CKLN Ryerson Campus Radio Must Defend Its Existence, Says CRTC

After already having suffered through a six month blackout in 2009, Ryerson campus-community radio station CKLN may be in for more troubled times after its evaluation at a recent CRTC hearing. Although the hearing was intended to highlight and address the station's ability to maintain station logs and annual reports, the Commission did not hesitate to voice the impending threat of their license being suspended entirely.

CKLN is just one example of campus and community radio being framed as an antiquity in the context of modern broadcast regulation. According to Steve Anderson, national coordinator of OpenMedia.ca. regulators and lawmakers have lost sight of the fact that the collaborative process of community broadcasting is more vital than the actual output.

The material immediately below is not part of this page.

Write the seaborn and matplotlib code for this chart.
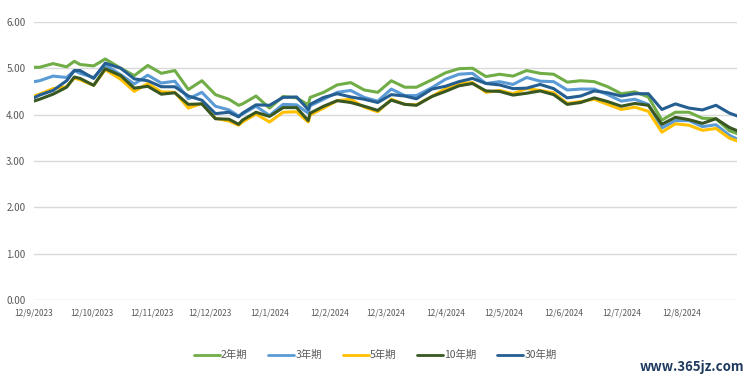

“One thing that’s important," he says, "is the actual physical space [of the radio station] It brings people together so they can learn from and mentor each other. The internet can’t replace that."

Although they have made efforts to branch out into social media, those endeavours are second fiddle for CKLN, which remains rooted as a radio station. Like other community and campus radio stations, CKLN remains committed to maintaining a physical space that counters the nearly ubiquitous world of commercial media at the most fundamental level possible: through the collaborative nature of production.

Online media is often assumed to provide adequate alternatives for these organizations. In many ways this is true, and this may be the assumption that the CRTC is currently operating under. But while new methods for delivering alternative voices are constantly being developed and embraced, maintaining the spontaneity and local rooting of community radio continues to be a finer point being glanced over.